_TASK REQUIREMENTS_
Set the lines down again exactly, first line through the line that contains "880, 1450, 1050];", with no pictures.

:: SOURCE DATA

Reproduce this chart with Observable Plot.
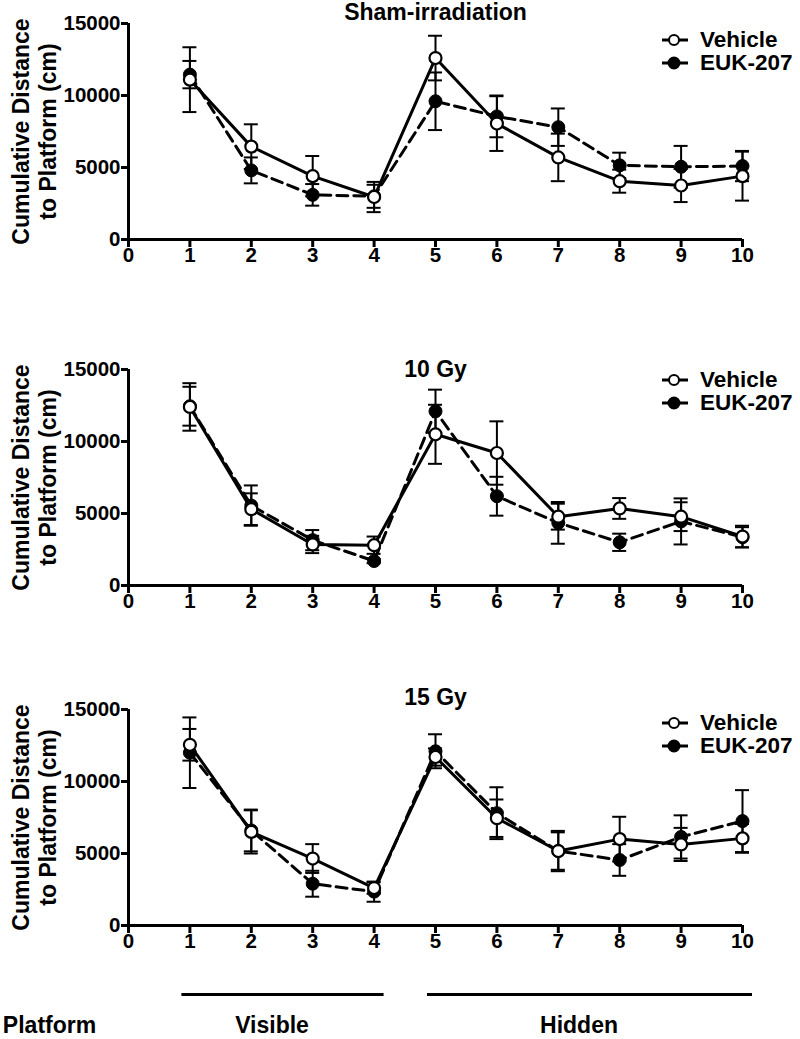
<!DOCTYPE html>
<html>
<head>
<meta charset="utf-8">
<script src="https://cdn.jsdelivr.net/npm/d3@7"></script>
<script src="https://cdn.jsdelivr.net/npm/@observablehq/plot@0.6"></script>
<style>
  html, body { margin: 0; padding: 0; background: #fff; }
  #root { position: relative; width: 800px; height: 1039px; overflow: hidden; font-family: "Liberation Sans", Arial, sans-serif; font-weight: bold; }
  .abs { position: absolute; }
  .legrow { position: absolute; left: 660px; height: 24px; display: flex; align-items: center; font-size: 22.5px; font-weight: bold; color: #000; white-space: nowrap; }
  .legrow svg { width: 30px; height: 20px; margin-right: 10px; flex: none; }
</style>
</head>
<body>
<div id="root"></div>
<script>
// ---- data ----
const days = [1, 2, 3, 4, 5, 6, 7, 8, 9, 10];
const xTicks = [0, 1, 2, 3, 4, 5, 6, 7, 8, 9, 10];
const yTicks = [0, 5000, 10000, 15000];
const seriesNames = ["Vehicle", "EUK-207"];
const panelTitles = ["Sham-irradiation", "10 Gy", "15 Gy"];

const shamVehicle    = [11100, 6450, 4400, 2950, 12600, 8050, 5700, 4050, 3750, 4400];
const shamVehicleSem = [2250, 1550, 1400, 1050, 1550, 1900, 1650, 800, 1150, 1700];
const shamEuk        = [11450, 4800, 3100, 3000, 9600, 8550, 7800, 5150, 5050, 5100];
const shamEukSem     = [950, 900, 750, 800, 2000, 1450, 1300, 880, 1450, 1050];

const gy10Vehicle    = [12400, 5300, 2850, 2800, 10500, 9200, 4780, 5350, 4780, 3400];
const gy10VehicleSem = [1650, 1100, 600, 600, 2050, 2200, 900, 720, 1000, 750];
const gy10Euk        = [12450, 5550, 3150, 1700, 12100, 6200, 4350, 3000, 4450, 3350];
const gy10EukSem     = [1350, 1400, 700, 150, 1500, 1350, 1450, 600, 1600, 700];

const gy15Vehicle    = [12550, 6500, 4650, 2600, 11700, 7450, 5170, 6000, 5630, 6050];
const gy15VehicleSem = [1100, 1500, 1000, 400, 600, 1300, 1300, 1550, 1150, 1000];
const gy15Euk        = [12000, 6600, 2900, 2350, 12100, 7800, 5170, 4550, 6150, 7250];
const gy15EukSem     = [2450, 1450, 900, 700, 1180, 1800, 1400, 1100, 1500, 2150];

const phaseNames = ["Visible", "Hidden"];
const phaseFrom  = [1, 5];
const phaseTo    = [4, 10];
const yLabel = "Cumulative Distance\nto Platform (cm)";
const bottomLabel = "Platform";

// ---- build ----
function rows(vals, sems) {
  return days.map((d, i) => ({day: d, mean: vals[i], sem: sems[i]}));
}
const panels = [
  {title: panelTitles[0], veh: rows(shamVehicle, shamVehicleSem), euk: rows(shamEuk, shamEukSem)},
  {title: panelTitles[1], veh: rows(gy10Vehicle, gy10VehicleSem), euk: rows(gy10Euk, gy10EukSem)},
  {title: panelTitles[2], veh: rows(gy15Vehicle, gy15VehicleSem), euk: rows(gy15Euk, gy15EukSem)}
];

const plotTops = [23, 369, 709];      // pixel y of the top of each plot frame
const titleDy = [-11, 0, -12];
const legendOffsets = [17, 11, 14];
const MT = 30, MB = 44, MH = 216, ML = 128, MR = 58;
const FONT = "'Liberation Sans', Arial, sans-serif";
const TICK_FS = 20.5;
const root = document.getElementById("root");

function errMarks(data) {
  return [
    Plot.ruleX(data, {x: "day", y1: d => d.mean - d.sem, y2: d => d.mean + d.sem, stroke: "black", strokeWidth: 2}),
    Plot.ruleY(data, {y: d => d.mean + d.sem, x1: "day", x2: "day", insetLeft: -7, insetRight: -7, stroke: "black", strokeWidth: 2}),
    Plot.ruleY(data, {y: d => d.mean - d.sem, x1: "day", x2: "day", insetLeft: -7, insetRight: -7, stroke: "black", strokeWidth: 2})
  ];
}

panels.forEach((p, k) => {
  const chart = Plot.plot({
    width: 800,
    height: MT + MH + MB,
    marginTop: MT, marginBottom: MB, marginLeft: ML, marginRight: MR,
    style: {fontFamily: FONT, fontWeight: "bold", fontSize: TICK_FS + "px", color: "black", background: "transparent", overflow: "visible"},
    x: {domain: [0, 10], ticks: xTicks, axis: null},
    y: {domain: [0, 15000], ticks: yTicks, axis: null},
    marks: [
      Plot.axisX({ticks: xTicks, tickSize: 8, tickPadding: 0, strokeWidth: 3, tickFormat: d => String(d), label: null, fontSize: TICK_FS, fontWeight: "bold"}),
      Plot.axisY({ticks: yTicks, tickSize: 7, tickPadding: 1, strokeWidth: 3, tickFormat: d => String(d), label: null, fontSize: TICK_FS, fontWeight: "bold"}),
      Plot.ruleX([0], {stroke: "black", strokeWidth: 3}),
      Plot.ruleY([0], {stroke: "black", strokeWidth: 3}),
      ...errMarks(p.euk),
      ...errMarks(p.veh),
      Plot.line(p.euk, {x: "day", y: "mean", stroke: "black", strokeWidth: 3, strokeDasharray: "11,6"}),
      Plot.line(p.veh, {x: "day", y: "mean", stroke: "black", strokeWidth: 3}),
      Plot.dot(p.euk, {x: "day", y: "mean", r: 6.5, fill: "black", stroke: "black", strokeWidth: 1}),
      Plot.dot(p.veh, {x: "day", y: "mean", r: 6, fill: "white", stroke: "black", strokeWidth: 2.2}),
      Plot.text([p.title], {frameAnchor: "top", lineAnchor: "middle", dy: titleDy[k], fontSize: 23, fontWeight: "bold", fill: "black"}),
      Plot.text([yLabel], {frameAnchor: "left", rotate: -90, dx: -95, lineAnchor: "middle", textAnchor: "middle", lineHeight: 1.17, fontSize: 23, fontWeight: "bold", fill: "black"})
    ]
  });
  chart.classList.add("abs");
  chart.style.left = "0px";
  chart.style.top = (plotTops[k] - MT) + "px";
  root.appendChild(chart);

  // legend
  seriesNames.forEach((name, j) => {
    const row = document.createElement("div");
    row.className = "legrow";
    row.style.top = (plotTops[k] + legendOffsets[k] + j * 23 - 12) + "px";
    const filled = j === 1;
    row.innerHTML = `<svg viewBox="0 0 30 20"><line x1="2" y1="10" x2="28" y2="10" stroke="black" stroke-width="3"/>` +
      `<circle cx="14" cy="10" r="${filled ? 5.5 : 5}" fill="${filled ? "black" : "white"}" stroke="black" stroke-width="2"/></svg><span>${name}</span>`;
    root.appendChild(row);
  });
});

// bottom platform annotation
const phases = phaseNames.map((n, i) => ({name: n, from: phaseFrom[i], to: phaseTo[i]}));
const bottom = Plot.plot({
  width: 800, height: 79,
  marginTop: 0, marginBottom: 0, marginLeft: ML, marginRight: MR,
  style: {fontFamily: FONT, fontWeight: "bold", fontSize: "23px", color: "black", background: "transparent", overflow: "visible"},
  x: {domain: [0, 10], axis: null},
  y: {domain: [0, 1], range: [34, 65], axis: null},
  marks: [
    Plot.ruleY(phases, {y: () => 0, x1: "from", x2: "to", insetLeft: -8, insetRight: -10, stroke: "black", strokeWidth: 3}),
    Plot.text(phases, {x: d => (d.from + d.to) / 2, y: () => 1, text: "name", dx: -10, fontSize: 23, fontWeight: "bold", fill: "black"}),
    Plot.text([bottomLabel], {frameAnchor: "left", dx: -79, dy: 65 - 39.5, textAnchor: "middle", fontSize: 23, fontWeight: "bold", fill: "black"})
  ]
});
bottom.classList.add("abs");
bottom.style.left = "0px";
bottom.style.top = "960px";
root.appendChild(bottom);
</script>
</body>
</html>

::::

_EXERCISE OUTPUT_
Reproduce this chart with Observable Plot.
<!DOCTYPE html>
<html>
<head>
<meta charset="utf-8">
<script src="https://cdn.jsdelivr.net/npm/d3@7"></script>
<script src="https://cdn.jsdelivr.net/npm/@observablehq/plot@0.6"></script>
<style>
  html, body { margin: 0; padding: 0; background: #fff; }
  #root { position: relative; width: 800px; height: 1039px; overflow: hidden; font-family: "Liberation Sans", Arial, sans-serif; font-weight: bold; }
  .abs { position: absolute; }
  .legrow { position: absolute; left: 660px; height: 24px; display: flex; align-items: center; font-size: 22.5px; font-weight: bold; color: #000; white-space: nowrap; }
  .legrow svg { width: 30px; height: 20px; margin-right: 10px; flex: none; }
</style>
</head>
<body>
<div id="root"></div>
<script>
// ---- data ----
const days = [1, 2, 3, 4, 5, 6, 7, 8, 9, 10];
const xTicks = [0, 1, 2, 3, 4, 5, 6, 7, 8, 9, 10];
const yTicks = [0, 5000, 10000, 15000];
const seriesNames = ["Vehicle", "EUK-207"];
const panelTitles = ["Sham-irradiation", "10 Gy", "15 Gy"];

const shamVehicle    = [11100, 6450, 4400, 2950, 12600, 8050, 5700, 4050, 3750, 4400];
const shamVehicleSem = [2250, 1550, 1400, 1050, 1550, 1900, 1650, 800, 1150, 1700];
const shamEuk        = [11450, 4800, 3100, 3000, 9600, 8550, 7800, 5150, 5050, 5100];
const shamEukSem     = [950, 900, 750, 800, 2000, 1450, 1300, 880, 1450, 1050];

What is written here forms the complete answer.